[Begin]

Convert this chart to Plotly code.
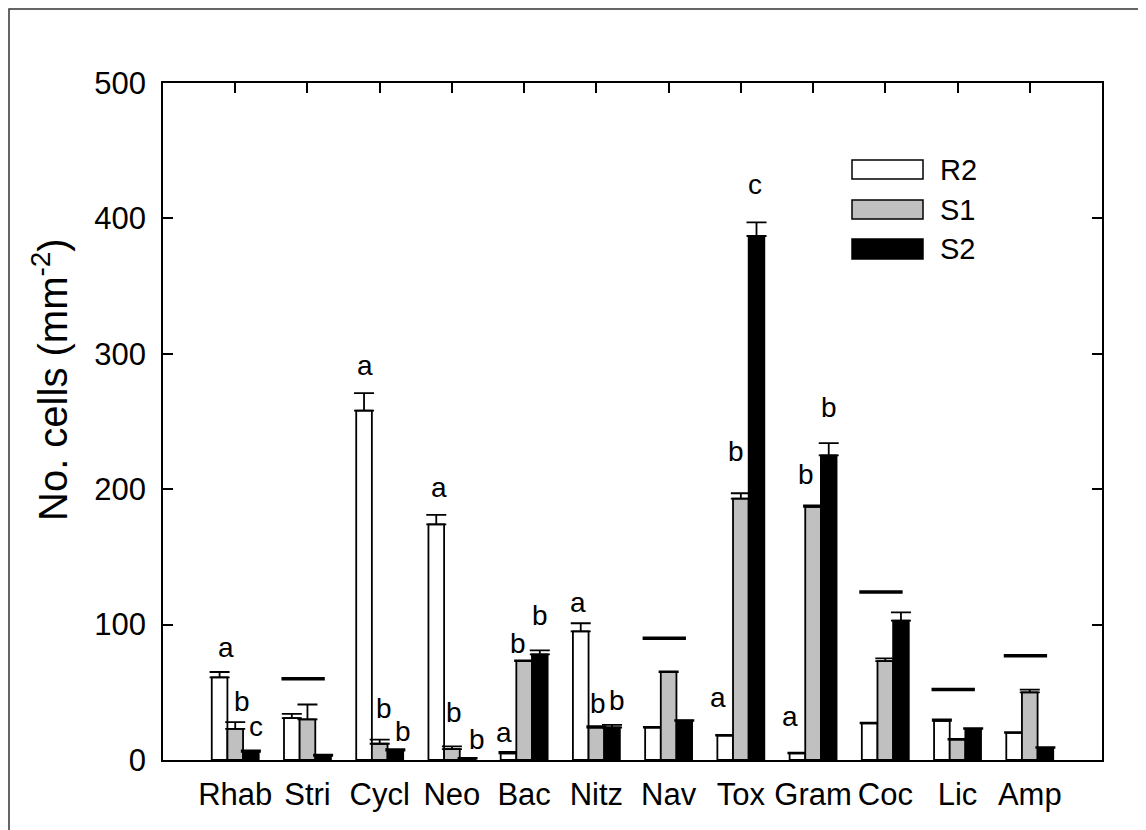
import plotly.graph_objects as go

# ---------------- data ----------------
categories = ["Rhab", "Stri", "Cycl", "Neo", "Bac", "Nitz", "Nav", "Tox", "Gram", "Coc", "Lic", "Amp"]
series_names = ["R2", "S1", "S2"]

r2_vals = [61, 31, 258, 174, 5, 95, 24, 18, 5, 27, 29, 20]
r2_err  = [4, 3, 13, 7, 1, 6, 0.5, 0.5, 0.5, 0.5, 1, 0.5]
s1_vals = [23, 30, 12, 8, 73, 24, 65, 193, 187, 73, 15, 50]
s1_err  = [5, 11, 3, 2, 0.5, 1, 0.5, 4, 1, 2, 0.5, 2]
s2_vals = [6, 3, 7, 1, 78, 24, 29, 387, 225, 103, 23, 9]
s2_err  = [1, 1, 1, 0.5, 3, 2, 0.5, 10, 9, 6, 0.5, 0.5]

r2_letters = ["a", "", "a", "a", "a", "a", "", "a", "a", "", "", ""]
s1_letters = ["b", "", "b", "b", "b", "b", "", "b", "b", "", "", ""]
s2_letters = ["c", "", "b", "b", "b", "b", "", "c", "b", "", "", ""]

# height of the "no significant difference" bar (None = not drawn)
ns_line = [None, 60, None, None, None, None, 90, None, None, 124, 52, 77]

y_ticks = [0, 100, 200, 300, 400, 500]

# ---------------- letter placement (annotation layout: height in axis units, x nudge in px) ----------------
r2_lab_y  = [83, None, 291, 201, 20, 116, None, 46, 32, None, None, None]
s1_lab_y  = [43, None, 38, 35, 86, 42, None, 228, 211, None, None, None]
s2_lab_y  = [25, None, 21, 15, 107, 44, None, 425, 260, None, None, None]
r2_lab_dx = [6, 0, 1, 3, -5, -3, 0, -7, -7, 0, 0, 0]
s1_lab_dx = [7, 0, 4, 2, -6, 2, 0, -5, -7, 0, 0, 0]
s2_lab_dx = [5, 0, 8, 9, 0, 5, 0, -2, 0, 0, 0, 0]

# ---------------- styling / layout ----------------
FONT = "Arial, Liberation Sans, sans-serif"
fills = ["#ffffff", "#c0c0c0", "#000000"]
BODY = 8                      # default page margin of the html body
W, H = 1146 - BODY, 830 - BODY
L, T = 163 - BODY, 83 - BODY
PW, PH = 939, 677
R = W - L - PW
B = H - T - PH

def px_x(px):                 # screen px -> paper x
    return (px - BODY - L) / PW

def px_y(py):                 # screen px -> paper y
    return (BODY + T + PH - py) / PH

x_pos = list(range(len(categories)))
bargap = 0.35
bar_w = (1 - bargap) / 3
offsets = [-bar_w, 0, bar_w]

fig = go.Figure()
all_vals = [r2_vals, s1_vals, s2_vals]
all_err = [r2_err, s1_err, s2_err]
all_letters = [r2_letters, s1_letters, s2_letters]
all_lab_y = [r2_lab_y, s1_lab_y, s2_lab_y]
all_lab_dx = [r2_lab_dx, s1_lab_dx, s2_lab_dx]

for k, name in enumerate(series_names):
    fig.add_trace(go.Bar(
        x=x_pos, y=all_vals[k], name=name,
        marker=dict(color=fills[k], line=dict(color="black", width=1.8)),
        error_y=dict(type="data", symmetric=False, array=all_err[k],
                     arrayminus=[0] * len(categories),
                     color="black", thickness=1.8, width=10),
        showlegend=False,
    ))

annotations = []
for k in range(3):
    for i, lt in enumerate(all_letters[k]):
        if lt:
            annotations.append(dict(
                x=x_pos[i] + offsets[k], y=all_lab_y[k][i], xshift=all_lab_dx[k][i],
                xref="x", yref="y", text=lt, showarrow=False,
                yanchor="middle", xanchor="center",
                font=dict(family=FONT, size=28, color="black")))

shapes = []
for i, v in enumerate(ns_line):
    if v is not None:
        shapes.append(dict(type="line", xref="x", yref="y",
                           x0=x_pos[i] - 0.36, x1=x_pos[i] + 0.24, y0=v, y1=v,
                           line=dict(color="black", width=3.5)))

# manual legend
leg_rows = [(160, 179), (200, 219), (239, 259)]
for k, name in enumerate(series_names):
    y0p, y1p = leg_rows[k]
    shapes.append(dict(type="rect", xref="paper", yref="paper",
                       x0=px_x(852), x1=px_x(923), y0=px_y(y1p), y1=px_y(y0p),
                       fillcolor=fills[k], line=dict(color="black", width=1.5)))
    annotations.append(dict(x=px_x(938), y=px_y((y0p + y1p) / 2), xref="paper", yref="paper",
                            text=name, showarrow=False, xanchor="left", yanchor="middle",
                            font=dict(family=FONT, size=29, color="black")))

# outer frame
shapes.append(dict(type="rect", xref="paper", yref="paper",
                   x0=px_x(9), x1=px_x(1142), y0=px_y(845), y1=px_y(9),
                   line=dict(color="#333333", width=1.5), fillcolor="rgba(0,0,0,0)"))

# y axis title
annotations.append(dict(x=px_x(50), y=px_y(380), xref="paper", yref="paper",
                        text="No. cells (mm<sup>-2</sup>)", showarrow=False, textangle=-90,
                        xanchor="center", yanchor="middle",
                        font=dict(family=FONT, size=40, color="black")))

fig.update_layout(
    width=W, height=H, autosize=False,
    margin=dict(l=L, r=R, t=T, b=B, pad=0),
    paper_bgcolor="white", plot_bgcolor="white",
    barmode="group", bargap=bargap, bargroupgap=0,
    shapes=shapes, annotations=annotations,
    font=dict(family=FONT, color="black"),
)
fig.update_xaxes(range=[-1, 12], tickvals=x_pos, ticktext=categories,
                 ticks="inside", ticklen=10, tickwidth=1.5, tickcolor="black",
                 showline=True, linecolor="black", linewidth=1.5, mirror="ticks",
                 showgrid=False, zeroline=False, layer="below traces",
                 ticklabelstandoff=6,
                 tickfont=dict(family=FONT, size=31, color="black"))
fig.update_yaxes(range=[0, 500], tickvals=y_ticks,
                 ticks="inside", ticklen=10, tickwidth=1.5, tickcolor="black",
                 showline=True, linecolor="black", linewidth=1.5, mirror="ticks",
                 showgrid=False, zeroline=False, layer="below traces",
                 ticklabelstandoff=9,
                 tickfont=dict(family=FONT, size=31, color="black"))

fig.write_html("out.html")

[End]

### To be done
From the first line of the listing above, repeat every line through the one holding "6, 0.5, 0.5]". Both ends count, and pictures stay out.

### Task answer
Convert this chart to Plotly code.
import plotly.graph_objects as go

# ---------------- data ----------------
categories = ["Rhab", "Stri", "Cycl", "Neo", "Bac", "Nitz", "Nav", "Tox", "Gram", "Coc", "Lic", "Amp"]
series_names = ["R2", "S1", "S2"]

r2_vals = [61, 31, 258, 174, 5, 95, 24, 18, 5, 27, 29, 20]
r2_err  = [4, 3, 13, 7, 1, 6, 0.5, 0.5, 0.5, 0.5, 1, 0.5]
s1_vals = [23, 30, 12, 8, 73, 24, 65, 193, 187, 73, 15, 50]
s1_err  = [5, 11, 3, 2, 0.5, 1, 0.5, 4, 1, 2, 0.5, 2]
s2_vals = [6, 3, 7, 1, 78, 24, 29, 387, 225, 103, 23, 9]
s2_err  = [1, 1, 1, 0.5, 3, 2, 0.5, 10, 9, 6, 0.5, 0.5]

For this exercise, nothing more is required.